Keyword - on¶
The on parameter specifies which column(s) to use as the join key when both DataFrames share the same column name.
Single Column¶
Join on a single shared column.
1. Basic Usage¶
import pandas as pd
df1 = pd.DataFrame({
'city': ['NY', 'SF', 'LA'],
'temperature': [21, 14, 35]
})
df2 = pd.DataFrame({
'city': ['SF', 'NY', 'ICN'],
'humidity': [65, 68, 75]
})
df = pd.merge(df1, df2, on='city')
print(df)
city temperature humidity
0 NY 21 68
1 SF 14 65
2. Column Must Exist¶
# Column must exist in both DataFrames
# pd.merge(df1, df2, on='nonexistent') # KeyError
3. Case Sensitive¶
# Column names are case-sensitive
# 'City' != 'city'
Multiple Columns¶
Join on multiple columns.
1. List of Columns¶
df1 = pd.DataFrame({
'year': [2023, 2023, 2024],
'month': [1, 2, 1],
'sales': [100, 150, 200]
})
df2 = pd.DataFrame({
'year': [2023, 2023, 2024],
'month': [1, 2, 1],
'expenses': [80, 90, 120]
})
df = pd.merge(df1, df2, on=['year', 'month'])
print(df)
2. All Keys Must Match¶
# A row matches only if ALL specified columns match
3. Order Independence¶
# on=['year', 'month'] same as on=['month', 'year']

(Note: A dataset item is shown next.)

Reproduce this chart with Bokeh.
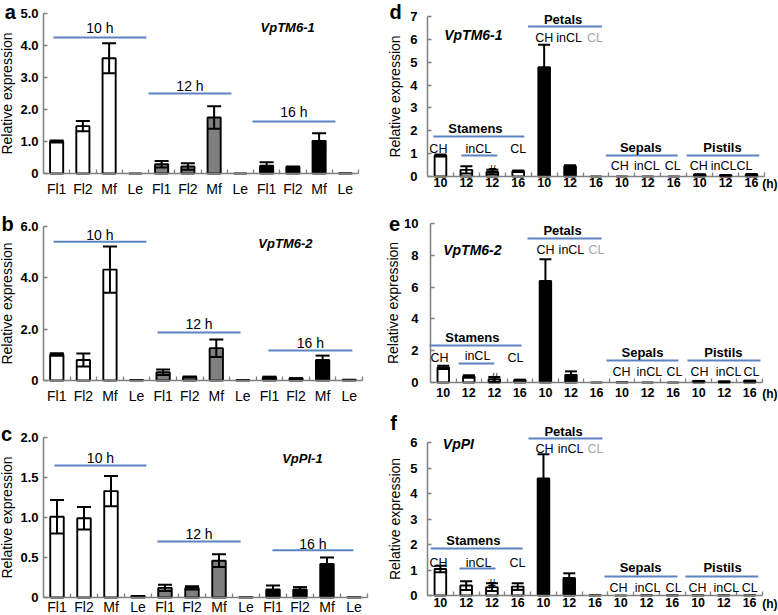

LeetCode Example: Student Examinations¶
Join on multiple columns for student-subject pairs.
1. Sample Data¶
student_subject = pd.DataFrame({
'student_id': [1, 1, 2, 2],
'student_name': ['Alice', 'Alice', 'Bob', 'Bob'],
'subject_name': ['Math', 'Science', 'Math', 'Science']
})
examination_count = pd.DataFrame({
'student_id': [1, 1, 2],
'subject_name': ['Math', 'Science', 'Math'],
'attended_exams': [2, 1, 3]
})
2. Multi-column Join¶
result = pd.merge(
student_subject,
examination_count,
on=['student_id', 'subject_name'],
how='left'
)
print(result)
3. Result¶
student_id student_name subject_name attended_exams
0 1 Alice Math 2.0
1 1 Alice Science 1.0
2 2 Bob Math 3.0
3 2 Bob Science NaN
Default Behavior¶
When on=None, merge auto-detects common columns.
1. Auto Detection¶
# Finds all columns with same name in both DataFrames
pd.merge(df1, df2) # Uses all common columns
2. Explicit is Better¶
# Prefer explicit on parameter for clarity
pd.merge(df1, df2, on='common_column')
3. Avoid Surprises¶
# Auto-detection may join on unintended columns
# Always specify on for production code
Error Handling¶
Common issues with the on parameter.
1. Column Not Found¶
# KeyError if column doesn't exist in both
try:
pd.merge(df1, df2, on='missing_col')
except KeyError as e:
print(f"Error: {e}")
2. No Common Columns¶
# MergeError if on=None and no common columns
# Solution: use left_on and right_on
3. Type Mismatch¶
# Columns should have compatible types
# int and float usually work
# str and int will not match